§ WHAT YOU NEED TO DO
Exactly repeat the material, dropping only the pictures.

§ DATASET EXCERPT
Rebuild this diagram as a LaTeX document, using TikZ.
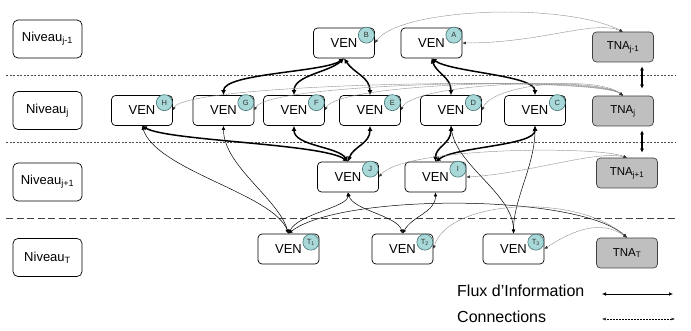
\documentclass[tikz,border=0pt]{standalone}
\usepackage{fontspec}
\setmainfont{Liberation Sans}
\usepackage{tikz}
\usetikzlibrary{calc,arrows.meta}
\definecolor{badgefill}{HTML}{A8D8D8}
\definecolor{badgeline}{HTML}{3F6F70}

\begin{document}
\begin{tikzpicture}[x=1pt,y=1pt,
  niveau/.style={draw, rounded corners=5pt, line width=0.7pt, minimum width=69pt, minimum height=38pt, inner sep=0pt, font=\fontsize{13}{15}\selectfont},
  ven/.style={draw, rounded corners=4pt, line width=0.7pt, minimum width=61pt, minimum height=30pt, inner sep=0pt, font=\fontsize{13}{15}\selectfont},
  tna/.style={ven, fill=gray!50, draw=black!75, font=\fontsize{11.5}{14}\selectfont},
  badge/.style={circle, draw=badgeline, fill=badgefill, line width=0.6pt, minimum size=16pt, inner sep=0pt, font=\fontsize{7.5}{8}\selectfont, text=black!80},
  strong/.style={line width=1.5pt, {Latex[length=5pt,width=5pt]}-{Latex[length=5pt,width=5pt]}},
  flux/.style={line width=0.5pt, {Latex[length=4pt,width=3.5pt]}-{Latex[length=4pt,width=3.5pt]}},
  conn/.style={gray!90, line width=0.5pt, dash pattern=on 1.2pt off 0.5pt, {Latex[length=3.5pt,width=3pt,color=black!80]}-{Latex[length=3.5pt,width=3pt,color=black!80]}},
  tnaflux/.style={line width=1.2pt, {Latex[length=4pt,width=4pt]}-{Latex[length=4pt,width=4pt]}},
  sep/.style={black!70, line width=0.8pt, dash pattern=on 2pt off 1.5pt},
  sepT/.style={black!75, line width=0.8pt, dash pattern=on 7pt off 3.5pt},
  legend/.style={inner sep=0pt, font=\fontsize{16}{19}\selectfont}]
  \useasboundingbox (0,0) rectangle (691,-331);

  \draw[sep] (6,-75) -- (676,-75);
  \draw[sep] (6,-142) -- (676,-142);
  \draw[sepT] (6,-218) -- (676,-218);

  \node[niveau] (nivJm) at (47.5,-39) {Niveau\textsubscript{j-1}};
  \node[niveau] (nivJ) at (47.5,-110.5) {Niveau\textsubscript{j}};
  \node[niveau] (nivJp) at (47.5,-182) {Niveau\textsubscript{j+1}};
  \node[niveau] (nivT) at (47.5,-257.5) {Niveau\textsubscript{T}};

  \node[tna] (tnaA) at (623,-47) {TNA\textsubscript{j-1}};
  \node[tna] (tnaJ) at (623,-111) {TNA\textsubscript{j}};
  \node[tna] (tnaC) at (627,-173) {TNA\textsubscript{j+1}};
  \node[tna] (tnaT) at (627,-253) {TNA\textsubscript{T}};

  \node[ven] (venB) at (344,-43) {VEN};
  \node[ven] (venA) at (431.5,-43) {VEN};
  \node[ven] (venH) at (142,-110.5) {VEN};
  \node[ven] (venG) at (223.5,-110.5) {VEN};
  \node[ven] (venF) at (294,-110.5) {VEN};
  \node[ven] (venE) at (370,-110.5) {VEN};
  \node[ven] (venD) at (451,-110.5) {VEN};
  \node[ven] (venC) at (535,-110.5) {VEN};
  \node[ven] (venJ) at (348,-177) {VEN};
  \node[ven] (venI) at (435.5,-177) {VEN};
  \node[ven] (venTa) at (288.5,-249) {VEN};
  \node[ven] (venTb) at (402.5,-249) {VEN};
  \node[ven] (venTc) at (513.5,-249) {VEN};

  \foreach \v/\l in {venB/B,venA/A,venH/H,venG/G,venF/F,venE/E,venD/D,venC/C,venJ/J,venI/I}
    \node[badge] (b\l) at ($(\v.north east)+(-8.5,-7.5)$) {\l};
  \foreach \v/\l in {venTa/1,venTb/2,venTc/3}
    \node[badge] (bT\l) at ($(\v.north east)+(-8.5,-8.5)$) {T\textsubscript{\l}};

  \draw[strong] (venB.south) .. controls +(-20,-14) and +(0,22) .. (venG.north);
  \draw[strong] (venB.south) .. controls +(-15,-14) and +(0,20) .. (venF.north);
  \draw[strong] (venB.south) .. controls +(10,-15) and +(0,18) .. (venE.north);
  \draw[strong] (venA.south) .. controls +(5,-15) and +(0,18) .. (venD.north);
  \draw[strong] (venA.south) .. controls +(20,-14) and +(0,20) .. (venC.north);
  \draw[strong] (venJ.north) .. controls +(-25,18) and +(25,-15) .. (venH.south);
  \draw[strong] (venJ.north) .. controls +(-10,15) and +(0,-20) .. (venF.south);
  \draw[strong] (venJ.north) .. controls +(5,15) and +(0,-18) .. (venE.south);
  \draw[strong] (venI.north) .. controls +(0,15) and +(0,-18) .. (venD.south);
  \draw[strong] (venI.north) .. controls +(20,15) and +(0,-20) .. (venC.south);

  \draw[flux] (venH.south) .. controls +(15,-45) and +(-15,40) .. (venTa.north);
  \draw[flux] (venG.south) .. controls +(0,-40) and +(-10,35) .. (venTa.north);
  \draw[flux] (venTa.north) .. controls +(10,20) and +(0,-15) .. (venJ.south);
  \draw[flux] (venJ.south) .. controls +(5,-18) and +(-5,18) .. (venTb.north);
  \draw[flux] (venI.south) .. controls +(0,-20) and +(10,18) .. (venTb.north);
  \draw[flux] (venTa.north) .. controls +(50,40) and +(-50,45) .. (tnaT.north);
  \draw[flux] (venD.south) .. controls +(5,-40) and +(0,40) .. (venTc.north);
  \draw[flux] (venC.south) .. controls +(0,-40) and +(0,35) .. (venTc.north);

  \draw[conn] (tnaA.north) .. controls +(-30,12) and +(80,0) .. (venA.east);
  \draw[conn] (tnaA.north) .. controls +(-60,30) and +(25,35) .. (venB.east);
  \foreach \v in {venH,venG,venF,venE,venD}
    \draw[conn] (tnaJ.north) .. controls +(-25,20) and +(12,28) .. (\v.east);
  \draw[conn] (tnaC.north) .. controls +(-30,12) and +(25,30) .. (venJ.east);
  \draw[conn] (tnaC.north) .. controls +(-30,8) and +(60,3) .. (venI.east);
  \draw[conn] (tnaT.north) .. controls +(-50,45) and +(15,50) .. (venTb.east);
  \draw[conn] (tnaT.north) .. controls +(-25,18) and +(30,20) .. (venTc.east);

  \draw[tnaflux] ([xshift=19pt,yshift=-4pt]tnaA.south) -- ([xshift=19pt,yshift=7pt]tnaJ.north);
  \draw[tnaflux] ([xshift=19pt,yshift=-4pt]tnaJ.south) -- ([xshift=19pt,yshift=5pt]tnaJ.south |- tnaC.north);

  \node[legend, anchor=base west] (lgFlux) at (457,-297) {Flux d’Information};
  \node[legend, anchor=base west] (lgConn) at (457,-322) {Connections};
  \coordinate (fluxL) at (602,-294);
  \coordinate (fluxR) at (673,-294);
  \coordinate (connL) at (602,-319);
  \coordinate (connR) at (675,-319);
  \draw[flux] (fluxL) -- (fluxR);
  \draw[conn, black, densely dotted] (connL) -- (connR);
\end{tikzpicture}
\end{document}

§ EXERCISE OUTPUT
Rebuild this diagram as a LaTeX document, using TikZ.
\documentclass[tikz,border=0pt]{standalone}
\usepackage{fontspec}
\setmainfont{Liberation Sans}
\usepackage{tikz}
\usetikzlibrary{calc,arrows.meta}
\definecolor{badgefill}{HTML}{A8D8D8}
\definecolor{badgeline}{HTML}{3F6F70}

\begin{document}
\begin{tikzpicture}[x=1pt,y=1pt,
  niveau/.style={draw, rounded corners=5pt, line width=0.7pt, minimum width=69pt, minimum height=38pt, inner sep=0pt, font=\fontsize{13}{15}\selectfont},
  ven/.style={draw, rounded corners=4pt, line width=0.7pt, minimum width=61pt, minimum height=30pt, inner sep=0pt, font=\fontsize{13}{15}\selectfont},
  tna/.style={ven, fill=gray!50, draw=black!75, font=\fontsize{11.5}{14}\selectfont},
  badge/.style={circle, draw=badgeline, fill=badgefill, line width=0.6pt, minimum size=16pt, inner sep=0pt, font=\fontsize{7.5}{8}\selectfont, text=black!80},
  strong/.style={line width=1.5pt, {Latex[length=5pt,width=5pt]}-{Latex[length=5pt,width=5pt]}},
  flux/.style={line width=0.5pt, {Latex[length=4pt,width=3.5pt]}-{Latex[length=4pt,width=3.5pt]}},
  conn/.style={gray!90, line width=0.5pt, dash pattern=on 1.2pt off 0.5pt, {Latex[length=3.5pt,width=3pt,color=black!80]}-{Latex[length=3.5pt,width=3pt,color=black!80]}},
  tnaflux/.style={line width=1.2pt, {Latex[length=4pt,width=4pt]}-{Latex[length=4pt,width=4pt]}},
  sep/.style={black!70, line width=0.8pt, dash pattern=on 2pt off 1.5pt},
  sepT/.style={black!75, line width=0.8pt, dash pattern=on 7pt off 3.5pt},
  legend/.style={inner sep=0pt, font=\fontsize{16}{19}\selectfont}]
  \useasboundingbox (0,0) rectangle (691,-331);

  \draw[sep] (6,-75) -- (676,-75);
  \draw[sep] (6,-142) -- (676,-142);
  \draw[sepT] (6,-218) -- (676,-218);

  \node[niveau] (nivJm) at (47.5,-39) {Niveau\textsubscript{j-1}};
  \node[niveau] (nivJ) at (47.5,-110.5) {Niveau\textsubscript{j}};
  \node[niveau] (nivJp) at (47.5,-182) {Niveau\textsubscript{j+1}};
  \node[niveau] (nivT) at (47.5,-257.5) {Niveau\textsubscript{T}};

  \node[tna] (tnaA) at (623,-47) {TNA\textsubscript{j-1}};
  \node[tna] (tnaJ) at (623,-111) {TNA\textsubscript{j}};
  \node[tna] (tnaC) at (627,-173) {TNA\textsubscript{j+1}};
  \node[tna] (tnaT) at (627,-253) {TNA\textsubscript{T}};

  \node[ven] (venB) at (344,-43) {VEN};
  \node[ven] (venA) at (431.5,-43) {VEN};
  \node[ven] (venH) at (142,-110.5) {VEN};
  \node[ven] (venG) at (223.5,-110.5) {VEN};
  \node[ven] (venF) at (294,-110.5) {VEN};
  \node[ven] (venE) at (370,-110.5) {VEN};
  \node[ven] (venD) at (451,-110.5) {VEN};
  \node[ven] (venC) at (535,-110.5) {VEN};
  \node[ven] (venJ) at (348,-177) {VEN};
  \node[ven] (venI) at (435.5,-177) {VEN};
  \node[ven] (venTa) at (288.5,-249) {VEN};
  \node[ven] (venTb) at (402.5,-249) {VEN};
  \node[ven] (venTc) at (513.5,-249) {VEN};

  \foreach \v/\l in {venB/B,venA/A,venH/H,venG/G,venF/F,venE/E,venD/D,venC/C,venJ/J,venI/I}
    \node[badge] (b\l) at ($(\v.north east)+(-8.5,-7.5)$) {\l};
  \foreach \v/\l in {venTa/1,venTb/2,venTc/3}
    \node[badge] (bT\l) at ($(\v.north east)+(-8.5,-8.5)$) {T\textsubscript{\l}};

  \draw[strong] (venB.south) .. controls +(-20,-14) and +(0,22) .. (venG.north);
  \draw[strong] (venB.south) .. controls +(-15,-14) and +(0,20) .. (venF.north);
  \draw[strong] (venB.south) .. controls +(10,-15) and +(0,18) .. (venE.north);
  \draw[strong] (venA.south) .. controls +(5,-15) and +(0,18) .. (venD.north);
  \draw[strong] (venA.south) .. controls +(20,-14) and +(0,20) .. (venC.north);
  \draw[strong] (venJ.north) .. controls +(-25,18) and +(25,-15) .. (venH.south);
  \draw[strong] (venJ.north) .. controls +(-10,15) and +(0,-20) .. (venF.south);
  \draw[strong] (venJ.north) .. controls +(5,15) and +(0,-18) .. (venE.south);
  \draw[strong] (venI.north) .. controls +(0,15) and +(0,-18) .. (venD.south);
  \draw[strong] (venI.north) .. controls +(20,15) and +(0,-20) .. (venC.south);

  \draw[flux] (venH.south) .. controls +(15,-45) and +(-15,40) .. (venTa.north);
  \draw[flux] (venG.south) .. controls +(0,-40) and +(-10,35) .. (venTa.north);
  \draw[flux] (venTa.north) .. controls +(10,20) and +(0,-15) .. (venJ.south);
  \draw[flux] (venJ.south) .. controls +(5,-18) and +(-5,18) .. (venTb.north);
  \draw[flux] (venI.south) .. controls +(0,-20) and +(10,18) .. (venTb.north);
  \draw[flux] (venTa.north) .. controls +(50,40) and +(-50,45) .. (tnaT.north);
  \draw[flux] (venD.south) .. controls +(5,-40) and +(0,40) .. (venTc.north);
  \draw[flux] (venC.south) .. controls +(0,-40) and +(0,35) .. (venTc.north);

  \draw[conn] (tnaA.north) .. controls +(-30,12) and +(80,0) .. (venA.east);
  \draw[conn] (tnaA.north) .. controls +(-60,30) and +(25,35) .. (venB.east);
  \foreach \v in {venH,venG,venF,venE,venD}
    \draw[conn] (tnaJ.north) .. controls +(-25,20) and +(12,28) .. (\v.east);
  \draw[conn] (tnaC.north) .. controls +(-30,12) and +(25,30) .. (venJ.east);
  \draw[conn] (tnaC.north) .. controls +(-30,8) and +(60,3) .. (venI.east);
  \draw[conn] (tnaT.north) .. controls +(-50,45) and +(15,50) .. (venTb.east);
  \draw[conn] (tnaT.north) .. controls +(-25,18) and +(30,20) .. (venTc.east);

  \draw[tnaflux] ([xshift=19pt,yshift=-4pt]tnaA.south) -- ([xshift=19pt,yshift=7pt]tnaJ.north);
  \draw[tnaflux] ([xshift=19pt,yshift=-4pt]tnaJ.south) -- ([xshift=19pt,yshift=5pt]tnaJ.south |- tnaC.north);

  \node[legend, anchor=base west] (lgFlux) at (457,-297) {Flux d’Information};
  \node[legend, anchor=base west] (lgConn) at (457,-322) {Connections};
  \coordinate (fluxL) at (602,-294);
  \coordinate (fluxR) at (673,-294);
  \coordinate (connL) at (602,-319);
  \coordinate (connR) at (675,-319);
  \draw[flux] (fluxL) -- (fluxR);
  \draw[conn, black, densely dotted] (connL) -- (connR);
\end{tikzpicture}
\end{document}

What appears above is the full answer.